Luego, a la intemperie, se quedó mirando al vacío. Como si nada hubiera pasado, recolectaba imágenes. Pedazos de una realidad que ya no le pertenecía. Con la convicción de que ni esa muerte tenía que ver con él.
Juan era temeroso. Lo venía haciendo en silencio desde el primer día: Se lamentaba por estar solo. Pero le daba pavor encontrar a alguien que lo sacara de ese estado ya familiar, en donde se entendía bien. Quería pero no quería. Así era, inseguro. Solía decirse, esa extraña costumbre, que más vale vacío que sufrir el dolor de una pérdida. Para que abrirse si eventualmente, todo termina en ruinas. El no tenía padre ni madre ni familia, ni nada. Amigos, muy pocos, contados. Le costaba abrirse y si lo hacía ya no se sentía cómodo. Ese tipo de exposición dejaba a la luz un ser vulnerable.
Había pasado años tratando de olvidarla y hasta lo había logrado. Ya no tomaba, no había bebido ni una gota hasta ese momento. Por casi ocho meses se mantuvo sobrio. Psicólogo de por medio, lloró como un niño y se culpó por haberla perdido. Hasta le empezó a gustar que se refirieran a él como un “discapacitado emocional”. No sabía bien lo que significaba, pero creía que era detrás de esas palabras difíciles en donde uno se sentía más a gusto, porque no las podía explicar. Eran la excusa perfecta para no recuperarse nunca más. Nadie esperaba mas nada de él ya.
Sólo por eso decidió superarse, porque si fracasaba ¿quién lo iba a notar? Era por él, pero sin intermediarios que lo hicieran sentir como un idiota.
Ella no había querido aferrarse a la vida. Se fue sin dudas. Decía, igual que en esa película que no podía sacarse de la cabeza, que la vida era como un colectivo, que uno tenía derecho a decidir cuando bajarse. Si no hubiera tenido una personalidad tan obsesiva, parecía lógico suponer, como hicieron todos, que era solamente un decir. Nadie en su sano juicio llevaría a cabo el plan de la propia muerte, anunciándola, pero no para salvarse de ella, sino como un hecho. Sin retorno.
La familia de Laura había dejado de hablarle, casi imperceptiblemente hasta que se convirtieron en unos desconocidos.

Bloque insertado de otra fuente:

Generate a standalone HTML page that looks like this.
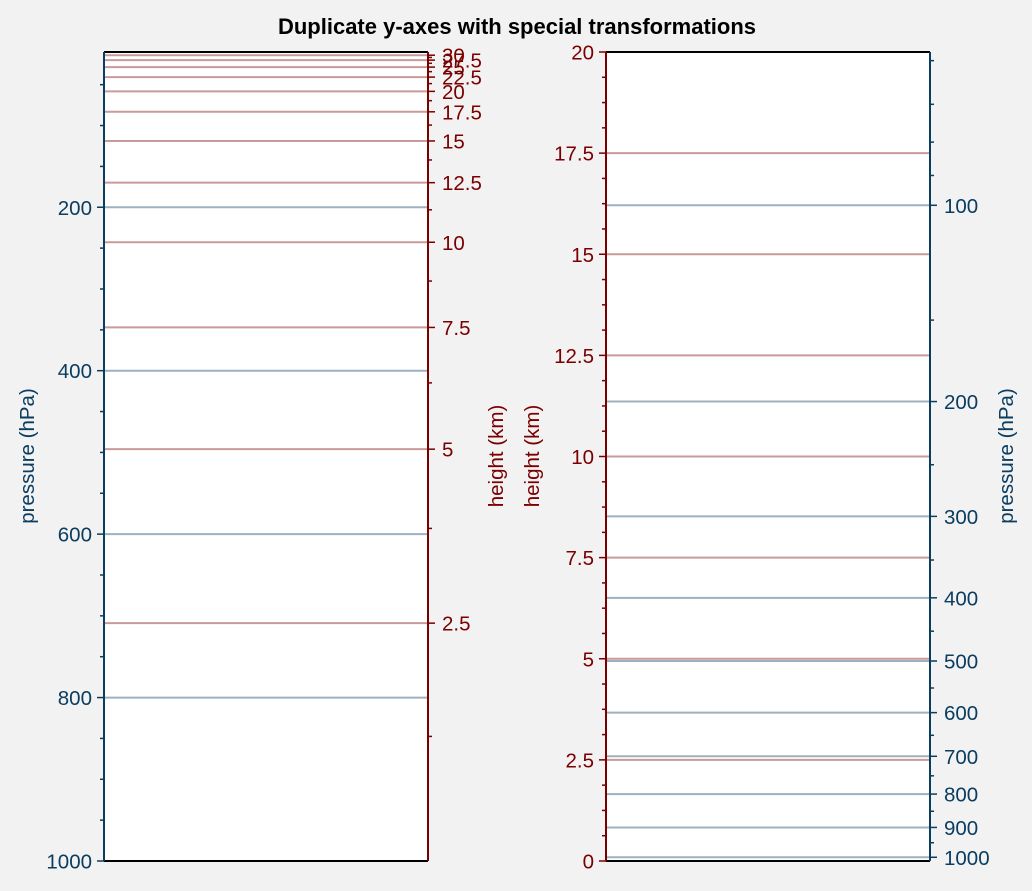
<!DOCTYPE html>
<html><head><meta charset="utf-8"><style>
body{margin:0;background:#f2f2f2;}
svg{display:block;font-family:"Liberation Sans",Arial,sans-serif;}
</style></head><body>
<svg id="c" width="1032" height="891">
<rect width="1032" height="891" fill="#f2f2f2"/>
<text x="517" y="34" text-anchor="middle" font-size="22" font-weight="bold" fill="#000">Duplicate y-axes with special transformations</text>
<g id="g"></g>
</svg>
<script>
const pressureTicksLeft=[200,400,600,800,1000];
const heightTicksLeft=[2.5,5,7.5,10,12.5,15,17.5,20,22.5,25,27.5,30];
const heightTicksRight=[0,2.5,5,7.5,10,12.5,15,17.5,20];
const pressureTicksRight=[100,200,300,400,500,600,700,800,900,1000];
const scaleHeight=7, p0=1013.25;
const BLUE='#0b3d60', RED='#7a0000';
const FS=20.5;
const g=document.getElementById('g'), NS='http://www.w3.org/2000/svg';
function mk(t,a,name,parent){const e=document.createElementNS(NS,t);for(const k in a)e.setAttribute(k,a[k]);


(parent||g).appendChild(e);return e;}
const h2p=h=>p0*Math.exp(-h/scaleHeight);
const L={x0:104,x1:428};
const yP=p=>861-(1000-p)*(861-52)/(1000-10);
const R={x0:606,x1:930};
const yH=h=>861-h*(861-52)/20;
function line(x0,x1,y,c,n){mk('line',{x1:x0,x2:x1,y1:y,y2:y,stroke:c,'stroke-width':2,'stroke-opacity':0.4},n);}
function txt(x,y,s,c,anc,n){const t=mk('text',{x:x,y:y+1,fill:c,'font-size':FS,'text-anchor':anc,'dominant-baseline':'central'},n);t.textContent=s;}
function tick(x,y,dx,c,n){mk('line',{x1:x,x2:x+dx,y1:y,y2:y,stroke:c,'stroke-width':1.5},n);}
mk('rect',{x:L.x0,y:52,width:L.x1-L.x0,height:809,fill:'#fff'},'left-plot-area');
mk('rect',{x:R.x0,y:52,width:R.x1-R.x0,height:809,fill:'#fff'},'right-plot-area');
heightTicksLeft.forEach(h=>{const y=yP(h2p(h));if(y>=52)line(L.x0,L.x1,y,RED,'left-height-gridline');});
pressureTicksLeft.forEach(p=>{if(p<1000)line(L.x0,L.x1,yP(p),BLUE,'left-pressure-gridline');});
heightTicksRight.forEach(h=>{if(h>0&&h<20)line(R.x0,R.x1,yH(h),RED,'right-height-gridline');});
pressureTicksRight.forEach(p=>line(R.x0,R.x1,yH(scaleHeight*Math.log(p0/p)),BLUE,'right-pressure-gridline'));
pressureTicksLeft.forEach(p=>{const y=yP(p);tick(L.x0,y,-7,BLUE,'left-pressure-tick');txt(L.x0-12,y,String(p),BLUE,'end','left-pressure-label');});
for(let p=50;p<1000;p+=50)if(p%200)tick(L.x0,yP(p),-4,BLUE,'left-pressure-minor-tick');
heightTicksLeft.forEach(h=>{const y=yP(h2p(h));tick(L.x1,y,7,RED,'left-height-tick');txt(L.x1+14,y,String(h),RED,'start','left-height-label');});
for(let h=1.25;h<31;h+=2.5){const y=yP(h2p(h));if(y>=52)tick(L.x1,y,4,RED,'left-height-minor-tick');}
heightTicksRight.forEach(h=>{const y=yH(h);tick(R.x0,y,-7,RED,'right-height-tick');txt(R.x0-12,y,String(h),RED,'end','right-height-label');});
for(let h=0.625;h<20;h+=0.625)if(Math.abs(h/2.5-Math.round(h/2.5))>0.01)tick(R.x0,yH(h),-4,RED,'right-height-minor-tick');
pressureTicksRight.forEach(p=>{const y=yH(scaleHeight*Math.log(p0/p));tick(R.x1,y,7,BLUE,'right-pressure-tick');txt(R.x1+14,y,String(p),BLUE,'start','right-pressure-label');});
[60,70,80,90,150,250,350,450,550,650,750,850,950].forEach(p=>{const y=yH(scaleHeight*Math.log(p0/p));if(y>=52)tick(R.x1,y,4,BLUE,'right-pressure-minor-tick');});
function sp(x1,y1,x2,y2,c,n){mk('line',{x1,y1,x2,y2,stroke:c,'stroke-width':2},n);}
sp(L.x0,52,L.x1,52,'#000','left-top-spine');sp(L.x0,861,L.x1,861,'#000','left-bottom-spine');
sp(L.x0,52,L.x0,861,BLUE,'left-pressure-spine');sp(L.x1,52,L.x1,861,RED,'left-height-spine');
sp(R.x0,52,R.x1,52,'#000','right-top-spine');sp(R.x0,861,R.x1,861,'#000','right-bottom-spine');
sp(R.x0,52,R.x0,861,RED,'right-height-spine');sp(R.x1,52,R.x1,861,BLUE,'right-pressure-spine');
function vt(x,y,s,c,n){const t=mk('text',{x:0,y:0,fill:c,'font-size':FS,'text-anchor':'middle',transform:`translate(${x},${y}) rotate(-90)`},n);t.textContent=s;}
vt(34,456,'pressure (hPa)',BLUE,'left-pressure-axis-title');
vt(503,456,'height (km)',RED,'left-height-axis-title');
vt(539,456,'height (km)',RED,'right-height-axis-title');
vt(1013,456,'pressure (hPa)',BLUE,'right-pressure-axis-title');
</script>
</body></html>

Cuando se conocieron él, que era hijo único, se había dejado mimar y adoptar por su familia política. Lo consideraban un hijo más. Pero ella ya no estaba. Había elegido otro camino, sin pensar en él. Estaba solo como antes de conocerla, como juró que no volvería a estar jamás.
Desde el día en que ella se había despedido del mundo, el vivió por el recuerdo, se repuso por la memoria de quien alguna vez lo rescató. El sí anhelaba esa salvación, esa familia y ese amor que le habían prestado sólo por un rato, para arrebatárselo mezquinamente de la noche a la mañana. Por locura, en estado puro, la mas peligrosa, aquella que estuvo celosamente encubierta, hasta que una película sobre un suicidio anunciado la despertara.
Después todo era borroso, como un sueño.
Sabia, por simple intuición, que debería haber rechazado la invitación a esa fiesta, “aunque fuera verano o aunque fuera tiempo de conocer a otra persona”.
No importaba cuánta gente lo rodeaba. Ninguna era Laura. Nunca se había sentido tan solo, como ahora, en esa oscuridad bulliciosa. Nada tenia sentido, pero, de pronto, todo.
Salió, respiró hondo, tomó otra copa de vino, la quinta después de ocho meses. Estaba agradablemente borracho. Pero todavía podía contar. Sus ojos estaban como dormidos en un punto fijo; se obligó a levantar la cabeza para mirar a la luna por última vez: “Ya estoy con vos Lau.”